* _Stated goal_:
Identify each line below containing the string "this" and copy it.

↓↓↓

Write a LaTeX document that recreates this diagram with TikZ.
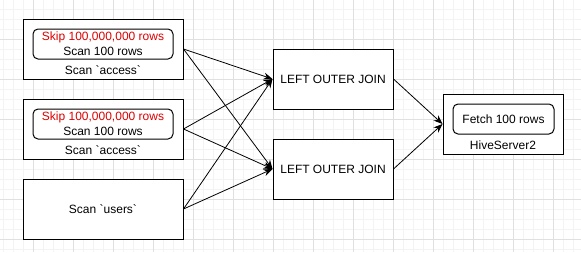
\documentclass[tikz,border=0pt]{standalone}
\usepackage{fontspec}
\setmainfont{Liberation Sans}
\usetikzlibrary{arrows.meta}
\definecolor{gridminor}{HTML}{F3F3F3}
\definecolor{gridmajor}{HTML}{E0E0E0}
\definecolor{skipred}{HTML}{DD0000}
\tikzset{
  box/.style={draw=black, line width=1pt, minimum width=160pt, minimum height=60pt, inner sep=0pt, fill=white},
  joinbox/.style={draw=black, line width=1pt, minimum width=120pt, minimum height=60pt, inner sep=0pt, fill=white, font=\fontsize{12}{14}\selectfont},
  innerbox/.style={draw=black, line width=1pt, rounded corners=5pt, minimum height=30pt, inner sep=0pt, align=center, font=\fontsize{12}{15}\selectfont},
  lbl/.style={inner sep=0pt, font=\fontsize{12}{14}\selectfont},
  conn/.style={line width=0.8pt, -{Stealth[length=9pt,width=7pt]}}
}
\begin{document}
\begin{tikzpicture}[x=1pt,y=-1pt]
\useasboundingbox (0,0) rectangle (581,252);
% grid
\foreach \x in {3,13,...,581} \draw[gridminor, line width=0.6pt] (\x,0) -- (\x,252);
\foreach \y in {9,19,...,252} \draw[gridminor, line width=0.6pt] (0,\y) -- (581,\y);
\foreach \x in {33,73,...,581} \draw[gridmajor, line width=0.8pt] (\x,0) -- (\x,252);
\foreach \y in {39,79,...,252} \draw[gridmajor, line width=0.8pt] (0,\y) -- (581,\y);
% left boxes
\node[box] (b1) at (103,49) {};
\node[innerbox, minimum width=140pt] (i1) at (103,44) {\textcolor{skipred}{Skip 100,000,000 rows}\\Scan 100 rows};
\node[lbl] (l1) at (103,70) {Scan \textasciigrave access\textasciigrave};
\node[box] (b2) at (103,129) {};
\node[innerbox, minimum width=140pt] (i2) at (103,124) {\textcolor{skipred}{Skip 100,000,000 rows}\\Scan 100 rows};
\node[lbl] (l2) at (103,150) {Scan \textasciigrave access\textasciigrave};
\node[box, font=\fontsize{12}{14}\selectfont] (b3) at (103,209) {Scan \textasciigrave users\textasciigrave};
% joins
\node[joinbox] (j1) at (333,79) {LEFT OUTER JOIN};
\node[joinbox] (j2) at (333,169) {LEFT OUTER JOIN};
% hive
\node[joinbox] (h) at (503,124) {};
\node[innerbox, minimum width=101pt] (hi) at (503.5,119) {Fetch 100 rows};
\node[lbl] (hl) at (503,145) {HiveServer2};
% connectors
\draw[conn] (b1.east) -- (j1.west);
\draw[conn] (b1.east) -- (j2.west);
\draw[conn] (b2.east) -- (j1.west);
\draw[conn] (b2.east) -- (j2.west);
\draw[conn] (b3.east) -- (j1.west);
\draw[conn] (b3.east) -- (j2.west);
\draw[conn] (j1.east) -- (h.west);
\draw[conn] (j2.east) -- (h.west);
\end{tikzpicture}
\end{document}
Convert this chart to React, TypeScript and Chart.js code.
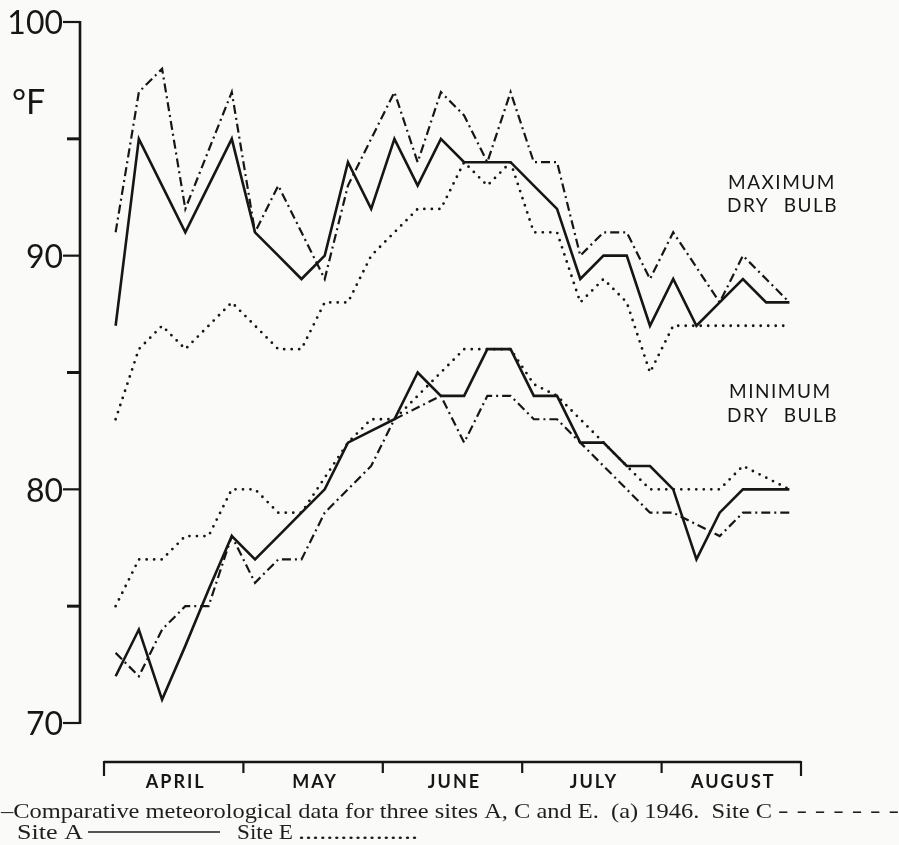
import { useEffect, useRef } from "react";
import { Chart, registerables } from "chart.js";

Chart.register(...registerables);

// Five-day periods, six per month, April to August 1946
const MONTHS = ["APRIL", "MAY", "JUNE", "JULY", "AUGUST"];
const PENTAD_DAYS = ["1", "6", "11", "16", "21", "26"];
const PENTADS = MONTHS.flatMap((m) => PENTAD_DAYS.map((d) => `${d} ${m}`));

// Temperature axis (°F)
const Y_MIN = 70;
const Y_MAX = 100;
const Y_TICKS = [70, 75, 80, 85, 90, 95, 100];
const Y_LABELLED = [70, 80, 90, 100];

// Maximum dry bulb, °F
const maxSiteA = [87, 95, 93, 91, 93, 95, 91, 90, 89, 90, 94, 92, 95, 93, 95, 94, 94, 94, 93, 92, 89, 90, 90, 87, 89, 87, 88, 89, 88, 88];
const maxSiteC = [91, 97, 98, 92, 94.5, 97, 91, 93, 91, 89, 93, 95, 97, 94, 97, 96, 94, 97, 94, 94, 90, 91, 91, 89, 91, 89.5, 88, 90, 89, 88];
const maxSiteE = [83, 86, 87, 86, 87, 88, 87, 86, 86, 88, 88, 90, 91, 92, 92, 94, 93, 94, 91, 91, 88, 89, 88, 85, 87, 87, 87, 87, 87, 87];

// Minimum dry bulb, °F
const minSiteA = [72, 74, 71, 73.3, 75.7, 78, 77, 78, 79, 80, 82, 82.5, 83, 85, 84, 84, 86, 86, 84, 84, 82, 82, 81, 81, 80, 77, 79, 80, 80, 80];
const minSiteC = [73, 72, 74, 75, 75, 78, 76, 77, 77, 79, 80, 81, 83, 83.5, 84, 82, 84, 84, 83, 83, 82, 81, 80, 79, 79, 78.5, 78, 79, 79, 79];
const minSiteE = [75, 77, 77, 78, 78, 80, 80, 79, 79, 80.5, 82, 83, 83, 84, 85, 86, 86, 86, 84.5, 84, 83, 82, 81, 80, 80, 80, 80, 81, 80.5, 80];

const INK = "#161616";
const PAPER = "#fafaf8";

const W = 899;
const H = 845;

const solid = { borderDash: [] as number[], borderWidth: 2.6, borderCapStyle: "butt" as const };
const dashed = { borderDash: [9, 4, 2, 4], borderWidth: 2.2, borderCapStyle: "butt" as const };
const dotted = { borderDash: [0, 7.5], borderWidth: 2.8, borderCapStyle: "round" as const };

function fitText(ctx: CanvasRenderingContext2D, text: string, x: number, baseline: number, width: number) {
  const w = ctx.measureText(text).width;
  ctx.save();
  ctx.translate(x, baseline);
  ctx.scale(width / w, 1);
  ctx.textAlign = "left";
  ctx.textBaseline = "alphabetic";
  ctx.fillText(text, 0, 0);
  ctx.restore();
}

const figurePlugin = {
  id: "figure",
  beforeDraw(chart: Chart) {
    const ctx = chart.ctx;
    ctx.save();
    ctx.fillStyle = PAPER;
    ctx.fillRect(0, 0, chart.width, chart.height);
    ctx.restore();
  },
  afterDraw(chart: Chart) {
    const ctx = chart.ctx;
    const y = chart.scales.y;
    const area = chart.chartArea;
    ctx.save();
    ctx.strokeStyle = INK;
    ctx.fillStyle = INK;
    ctx.lineCap = "butt";

    // Temperature axis, set apart from the plotting area
    const axisX = 80;
    ctx.lineWidth = 2.6;
    ctx.beginPath();
    ctx.moveTo(axisX, y.getPixelForValue(Y_MAX) - 1);
    ctx.lineTo(axisX, y.getPixelForValue(Y_MIN) + 1);
    ctx.stroke();

    ctx.font = "32px Lato";
    ctx.textAlign = "right";
    ctx.textBaseline = "middle";
    for (const v of Y_TICKS) {
      const py = y.getPixelForValue(v);
      const major = Y_LABELLED.includes(v);
      ctx.lineWidth = major ? 2.2 : 3;
      ctx.beginPath();
      ctx.moveTo(axisX - (major ? 17 : 13), py);
      ctx.lineTo(axisX, py);
      ctx.stroke();
      if (major) ctx.fillText(String(v), 63, py + 2);
    }
    ctx.textAlign = "left";
    ctx.textBaseline = "alphabetic";
    ctx.font = "34px Lato";
    ctx.fillText("°F", 12, 114);

    // Month axis
    const axisY = 762;
    ctx.lineWidth = 2.6;
    ctx.beginPath();
    ctx.moveTo(area.left, axisY);
    ctx.lineTo(area.right, axisY);
    ctx.stroke();
    const step = (area.right - area.left) / MONTHS.length;
    ctx.lineWidth = 2.2;
    for (let k = 0; k <= MONTHS.length; k++) {
      const bx = area.left + step * k;
      const end = k === 0 || k === MONTHS.length;
      ctx.beginPath();
      ctx.moveTo(bx, axisY - 1);
      ctx.lineTo(bx, axisY + (end ? 14 : 11));
      ctx.stroke();
    }
    ctx.font = "bold 18px Lato";
    (ctx as any).letterSpacing = "2px";
    ctx.textAlign = "center";
    ctx.textBaseline = "alphabetic";
    MONTHS.forEach((m, k) => {
      ctx.fillText(m, area.left + step * (k + 0.5) + 2, 788);
    });

    // Series labels at the right
    ctx.font = "19px Lato";
    (ctx as any).letterSpacing = "1.5px";
    ctx.textAlign = "left";
    ctx.fillText("MAXIMUM", 728, 189);
    ctx.fillText("DRY", 727, 212);
    ctx.textAlign = "right";
    ctx.fillText("BULB", 838, 212);
    ctx.textAlign = "left";
    ctx.fillText("MINIMUM", 729, 398);
    ctx.fillText("DRY", 727, 422);
    ctx.textAlign = "right";
    ctx.fillText("BULB", 838, 422);
    (ctx as any).letterSpacing = "0px";

    // Caption
    ctx.fillStyle = "#1e1e1e";
    ctx.strokeStyle = "#1e1e1e";
    ctx.font = "21px 'Liberation Serif'";
    fitText(ctx, "\u2013Comparative meteorological data for three sites A, C and E.  (a) 1946.  Site C", 1, 818, 771);
    fitText(ctx, "- - - - - - -", 778, 817, 121);
    fitText(ctx, "Site A", 17, 839, 66);
    ctx.lineWidth = 1.5;
    ctx.beginPath();
    ctx.moveTo(88, 832);
    ctx.lineTo(220, 832);
    ctx.stroke();
    fitText(ctx, "Site E", 237, 839, 56);
    fitText(ctx, ".................", 298, 839, 120);

    ctx.restore();
  },
};

export default function App() {
  const canvasRef = useRef<HTMLCanvasElement | null>(null);

  useEffect(() => {
    document.body.style.margin = "0";
    const canvas = canvasRef.current;
    if (!canvas) return;

    const line = (label: string, data: number[], style: object) => ({
      label,
      data,
      borderColor: INK,
      backgroundColor: INK,
      pointRadius: 0,
      tension: 0,
      fill: false,
      ...style,
    });

    const chart = new Chart(canvas, {
      type: "line",
      data: {
        labels: PENTADS,
        datasets: [
          line("Site A max", maxSiteA, solid),
          line("Site C max", maxSiteC, dashed),
          line("Site E max", maxSiteE, dotted),
          line("Site A min", minSiteA, solid),
          line("Site C min", minSiteC, dashed),
          line("Site E min", minSiteE, dotted),
        ],
      },
      options: {
        responsive: false,
        animation: false,
        devicePixelRatio: 1,
        layout: { padding: { left: 104, right: W - 801, top: 22, bottom: H - 723 } },
        plugins: { legend: { display: false }, tooltip: { enabled: false } },
        scales: {
          x: { type: "category", offset: true, display: false },
          y: { min: Y_MIN, max: Y_MAX, display: false },
        },
        elements: { line: { borderJoinStyle: "miter" } },
      },
      plugins: [figurePlugin],
    });

    return () => chart.destroy();
  }, []);

  return <canvas ref={canvasRef} width={W} height={H} style={{ display: "block", width: W, height: H }} />;
}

↑↑↑

* _Solved exercise_:
Write a LaTeX document that recreates this diagram with TikZ.
Convert this chart to React, TypeScript and Chart.js code.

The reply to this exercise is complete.